Set exercise:
Only one span of the listing below is wanted: the lines from the one with "Give me the Chart.js source for this chart." through the one with "const pts = arr", reproduced exactly, both ends kept.

Records:
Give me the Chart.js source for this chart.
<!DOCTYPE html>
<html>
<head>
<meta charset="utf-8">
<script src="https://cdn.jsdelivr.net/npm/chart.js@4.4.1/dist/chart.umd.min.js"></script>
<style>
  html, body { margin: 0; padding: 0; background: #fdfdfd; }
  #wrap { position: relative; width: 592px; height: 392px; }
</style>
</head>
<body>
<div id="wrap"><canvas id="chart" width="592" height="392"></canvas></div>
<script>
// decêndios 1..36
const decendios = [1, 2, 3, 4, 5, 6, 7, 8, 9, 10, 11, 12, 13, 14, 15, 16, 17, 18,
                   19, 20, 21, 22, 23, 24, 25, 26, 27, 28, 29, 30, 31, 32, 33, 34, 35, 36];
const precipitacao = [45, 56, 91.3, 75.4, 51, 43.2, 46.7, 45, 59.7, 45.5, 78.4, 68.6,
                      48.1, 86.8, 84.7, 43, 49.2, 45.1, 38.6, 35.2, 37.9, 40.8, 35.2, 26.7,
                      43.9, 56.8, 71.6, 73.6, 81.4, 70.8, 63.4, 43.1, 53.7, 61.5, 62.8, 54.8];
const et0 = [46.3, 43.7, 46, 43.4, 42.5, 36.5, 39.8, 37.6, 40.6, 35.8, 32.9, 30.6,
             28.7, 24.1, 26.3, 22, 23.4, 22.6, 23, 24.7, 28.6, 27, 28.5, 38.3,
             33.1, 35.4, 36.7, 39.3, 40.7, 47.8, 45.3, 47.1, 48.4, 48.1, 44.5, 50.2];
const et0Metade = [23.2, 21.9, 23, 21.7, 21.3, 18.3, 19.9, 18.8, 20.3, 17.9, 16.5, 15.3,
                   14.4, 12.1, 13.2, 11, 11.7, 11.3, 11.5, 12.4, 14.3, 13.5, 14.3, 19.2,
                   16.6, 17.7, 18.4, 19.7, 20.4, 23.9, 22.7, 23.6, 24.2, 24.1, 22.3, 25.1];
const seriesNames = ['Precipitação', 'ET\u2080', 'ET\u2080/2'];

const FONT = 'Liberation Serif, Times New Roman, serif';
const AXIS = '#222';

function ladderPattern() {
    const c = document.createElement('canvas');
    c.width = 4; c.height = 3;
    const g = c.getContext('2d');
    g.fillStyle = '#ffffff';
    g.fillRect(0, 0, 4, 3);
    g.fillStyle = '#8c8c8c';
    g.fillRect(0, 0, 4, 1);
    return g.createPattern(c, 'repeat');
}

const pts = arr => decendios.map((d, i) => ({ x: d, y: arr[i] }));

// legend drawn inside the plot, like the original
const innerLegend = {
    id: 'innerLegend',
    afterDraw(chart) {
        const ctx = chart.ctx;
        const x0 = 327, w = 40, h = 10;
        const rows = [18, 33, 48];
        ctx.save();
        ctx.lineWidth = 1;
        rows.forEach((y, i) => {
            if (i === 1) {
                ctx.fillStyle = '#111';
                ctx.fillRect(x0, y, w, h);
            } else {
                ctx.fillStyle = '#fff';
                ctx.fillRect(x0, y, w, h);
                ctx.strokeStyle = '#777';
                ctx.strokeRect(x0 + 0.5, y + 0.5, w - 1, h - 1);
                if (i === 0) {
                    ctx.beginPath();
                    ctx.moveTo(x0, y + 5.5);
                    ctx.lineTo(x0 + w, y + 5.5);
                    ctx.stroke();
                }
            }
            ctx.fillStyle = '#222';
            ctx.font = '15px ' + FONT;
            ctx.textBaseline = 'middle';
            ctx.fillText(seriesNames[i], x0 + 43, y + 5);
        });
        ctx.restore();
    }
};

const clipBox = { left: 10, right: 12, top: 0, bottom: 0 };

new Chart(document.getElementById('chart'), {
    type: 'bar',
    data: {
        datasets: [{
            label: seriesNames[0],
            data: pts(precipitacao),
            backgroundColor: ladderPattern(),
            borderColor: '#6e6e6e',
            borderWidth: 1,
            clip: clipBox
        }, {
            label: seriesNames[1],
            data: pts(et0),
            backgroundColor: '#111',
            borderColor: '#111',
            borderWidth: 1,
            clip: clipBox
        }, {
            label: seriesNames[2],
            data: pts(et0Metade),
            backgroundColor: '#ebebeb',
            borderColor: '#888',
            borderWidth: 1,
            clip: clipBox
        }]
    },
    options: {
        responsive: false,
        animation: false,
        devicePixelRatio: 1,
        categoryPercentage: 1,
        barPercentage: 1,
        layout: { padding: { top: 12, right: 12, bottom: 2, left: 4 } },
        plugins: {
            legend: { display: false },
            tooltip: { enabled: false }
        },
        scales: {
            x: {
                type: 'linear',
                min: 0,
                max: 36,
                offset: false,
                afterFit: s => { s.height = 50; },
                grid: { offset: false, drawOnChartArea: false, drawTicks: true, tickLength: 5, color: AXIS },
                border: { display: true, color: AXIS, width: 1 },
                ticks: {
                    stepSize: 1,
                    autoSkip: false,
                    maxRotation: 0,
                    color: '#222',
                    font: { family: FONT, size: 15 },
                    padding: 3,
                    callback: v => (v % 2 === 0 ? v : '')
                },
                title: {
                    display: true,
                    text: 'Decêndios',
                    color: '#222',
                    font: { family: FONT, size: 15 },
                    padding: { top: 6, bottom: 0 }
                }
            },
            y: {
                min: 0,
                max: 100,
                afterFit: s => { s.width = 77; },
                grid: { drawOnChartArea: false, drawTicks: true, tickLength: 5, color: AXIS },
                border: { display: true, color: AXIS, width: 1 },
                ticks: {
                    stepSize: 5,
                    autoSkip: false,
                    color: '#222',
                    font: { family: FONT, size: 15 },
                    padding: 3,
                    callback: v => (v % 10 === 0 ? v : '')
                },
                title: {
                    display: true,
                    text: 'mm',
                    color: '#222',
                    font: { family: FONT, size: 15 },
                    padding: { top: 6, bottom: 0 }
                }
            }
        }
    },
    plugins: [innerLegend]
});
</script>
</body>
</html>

* * *

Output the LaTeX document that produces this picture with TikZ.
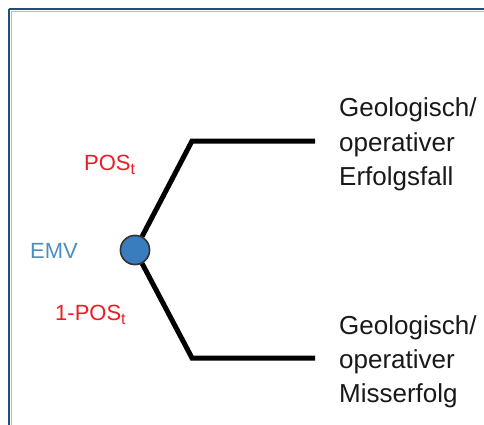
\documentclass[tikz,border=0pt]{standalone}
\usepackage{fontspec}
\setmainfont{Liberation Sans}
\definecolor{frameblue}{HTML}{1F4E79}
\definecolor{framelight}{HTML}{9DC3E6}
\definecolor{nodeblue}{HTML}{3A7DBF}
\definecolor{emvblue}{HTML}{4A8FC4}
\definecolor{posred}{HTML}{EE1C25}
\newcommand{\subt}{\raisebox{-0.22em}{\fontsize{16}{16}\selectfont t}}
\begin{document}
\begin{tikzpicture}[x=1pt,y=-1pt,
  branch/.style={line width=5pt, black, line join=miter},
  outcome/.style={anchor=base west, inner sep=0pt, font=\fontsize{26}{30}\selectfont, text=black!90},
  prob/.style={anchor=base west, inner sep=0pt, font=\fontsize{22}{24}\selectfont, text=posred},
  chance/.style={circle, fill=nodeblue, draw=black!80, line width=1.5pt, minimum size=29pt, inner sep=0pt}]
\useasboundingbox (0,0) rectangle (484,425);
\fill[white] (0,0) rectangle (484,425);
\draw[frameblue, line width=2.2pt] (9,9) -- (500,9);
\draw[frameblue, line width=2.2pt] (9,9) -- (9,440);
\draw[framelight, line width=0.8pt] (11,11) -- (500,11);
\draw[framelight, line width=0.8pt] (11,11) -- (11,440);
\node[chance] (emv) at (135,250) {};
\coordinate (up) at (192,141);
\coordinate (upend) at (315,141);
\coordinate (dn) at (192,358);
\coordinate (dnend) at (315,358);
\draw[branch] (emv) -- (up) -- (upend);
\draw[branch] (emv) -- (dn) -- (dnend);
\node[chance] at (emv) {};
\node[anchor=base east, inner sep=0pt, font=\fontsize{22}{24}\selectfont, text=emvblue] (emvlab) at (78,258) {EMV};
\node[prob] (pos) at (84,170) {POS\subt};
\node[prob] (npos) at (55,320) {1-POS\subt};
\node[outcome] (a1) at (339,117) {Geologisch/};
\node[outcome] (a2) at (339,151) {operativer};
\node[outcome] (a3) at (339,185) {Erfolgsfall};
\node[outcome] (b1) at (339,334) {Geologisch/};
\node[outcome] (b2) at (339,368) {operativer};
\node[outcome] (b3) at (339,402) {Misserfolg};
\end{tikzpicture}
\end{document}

Exercise output:
Give me the Chart.js source for this chart.
<!DOCTYPE html>
<html>
<head>
<meta charset="utf-8">
<script src="https://cdn.jsdelivr.net/npm/chart.js@4.4.1/dist/chart.umd.min.js"></script>
<style>
  html, body { margin: 0; padding: 0; background: #fdfdfd; }
  #wrap { position: relative; width: 592px; height: 392px; }
</style>
</head>
<body>
<div id="wrap"><canvas id="chart" width="592" height="392"></canvas></div>
<script>
// decêndios 1..36
const decendios = [1, 2, 3, 4, 5, 6, 7, 8, 9, 10, 11, 12, 13, 14, 15, 16, 17, 18,
                   19, 20, 21, 22, 23, 24, 25, 26, 27, 28, 29, 30, 31, 32, 33, 34, 35, 36];
const precipitacao = [45, 56, 91.3, 75.4, 51, 43.2, 46.7, 45, 59.7, 45.5, 78.4, 68.6,
                      48.1, 86.8, 84.7, 43, 49.2, 45.1, 38.6, 35.2, 37.9, 40.8, 35.2, 26.7,
                      43.9, 56.8, 71.6, 73.6, 81.4, 70.8, 63.4, 43.1, 53.7, 61.5, 62.8, 54.8];
const et0 = [46.3, 43.7, 46, 43.4, 42.5, 36.5, 39.8, 37.6, 40.6, 35.8, 32.9, 30.6,
             28.7, 24.1, 26.3, 22, 23.4, 22.6, 23, 24.7, 28.6, 27, 28.5, 38.3,
             33.1, 35.4, 36.7, 39.3, 40.7, 47.8, 45.3, 47.1, 48.4, 48.1, 44.5, 50.2];
const et0Metade = [23.2, 21.9, 23, 21.7, 21.3, 18.3, 19.9, 18.8, 20.3, 17.9, 16.5, 15.3,
                   14.4, 12.1, 13.2, 11, 11.7, 11.3, 11.5, 12.4, 14.3, 13.5, 14.3, 19.2,
                   16.6, 17.7, 18.4, 19.7, 20.4, 23.9, 22.7, 23.6, 24.2, 24.1, 22.3, 25.1];
const seriesNames = ['Precipitação', 'ET\u2080', 'ET\u2080/2'];

const FONT = 'Liberation Serif, Times New Roman, serif';
const AXIS = '#222';

function ladderPattern() {
    const c = document.createElement('canvas');
    c.width = 4; c.height = 3;
    const g = c.getContext('2d');
    g.fillStyle = '#ffffff';
    g.fillRect(0, 0, 4, 3);
    g.fillStyle = '#8c8c8c';
    g.fillRect(0, 0, 4, 1);
    return g.createPattern(c, 'repeat');
}

const pts = arr => decendios.map((d, i) => ({ x: d, y: arr[i] }));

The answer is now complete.